後千年王国説に立ち奴隷制度に反対したプロテスタントは、その後、終末論を離れて、日々の現実に根差した社会的福音に向かった。この進歩思想は、王政復古によって終末論を捨てたイギリスの主流派と同じだ。キリストの再臨まで1000年もかかるのなら、それを待ちつづけるより、自分たちの暮らしや社会をよりよいものにするよう努力した方がずっといい。この考え方が、アメリカの進歩主義的なリベラリズムになっていった(ここからわかるように、進歩主義は信仰と両立できる)。

一方、前千年王国説に立つ保守派は、「神の「予言時計」は福音書時代の始まりとともに止まっており、再び動き出すのは、終わりの日々のドラマが始まってからだ」と考えるようになった。「終わりの日々」は今にも始まるかもしれず、いったん始まったら、『黙示録』の血みどろの預言が次々と実現されることになる。だが、霊的に生まれ変わったキリスト教徒には恐れることはなにもないのだ。

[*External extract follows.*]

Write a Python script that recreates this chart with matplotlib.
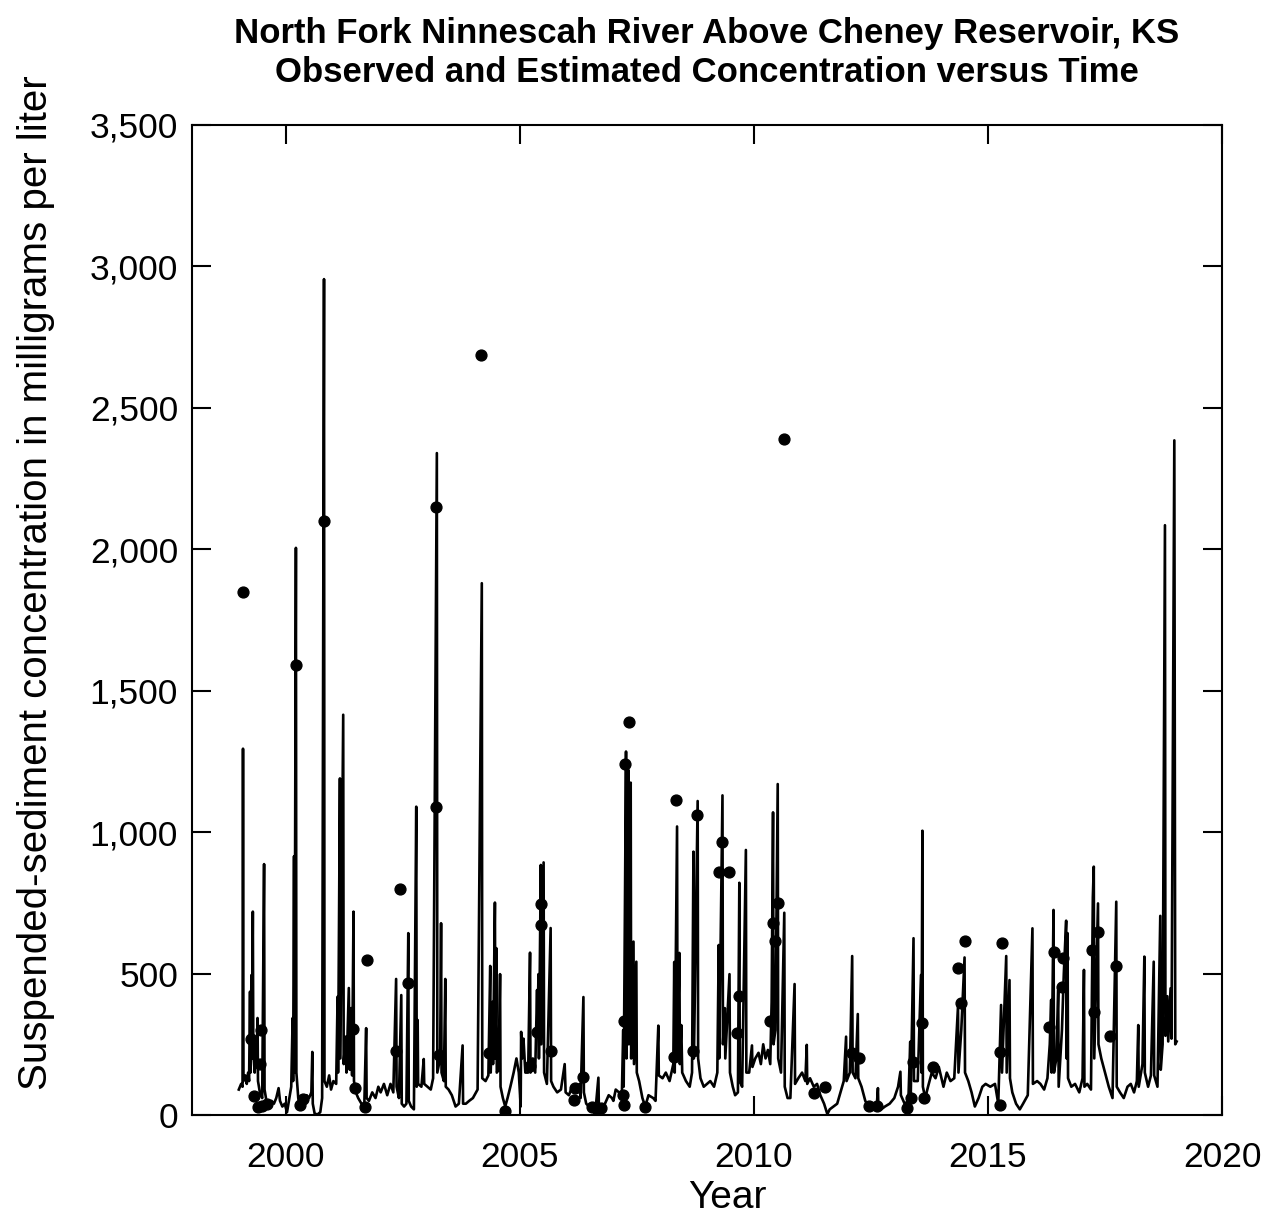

じつはアメリカでは、1844年に終末の到来が予言され、大きな話題になったことがある。それが外れて笑いものにされてから、カルト教団ですら日付を特定しなくなった。その代わり彼らは、「終末はいつやってきてもおかしくない」と切迫感を煽るようになった。

前千年王国説では、現在は「悪魔が支配する末世」でなくてはならない。これが、「ディープステイト(闇の政府)によって世界は支配されている」という陰謀論を生み出すのだろう。そのうえ「終末の日」がいつかは知ることができず、Y2K(2000年1月1日)や2001年の同時多発テロがきっかけになるかもしれない。それがたとえハルマゲドンに結びつかなくても、「いますぐ」起きることは間違いないのだから、そのために準備しておかなくてはならないのだ。

黙示録をこのように理解すれば、『エデュケーション』で描かれたサバイバリストの父親の発言や行動とぴったり重なる。アメリカではいま、「ディープステイトと戦うトランプ」を熱烈に支持するQアノンというSNSの陰謀ネットワークが急速に広がっているが、そのための肥沃な土壌はずっと以前から整っていたのだろう。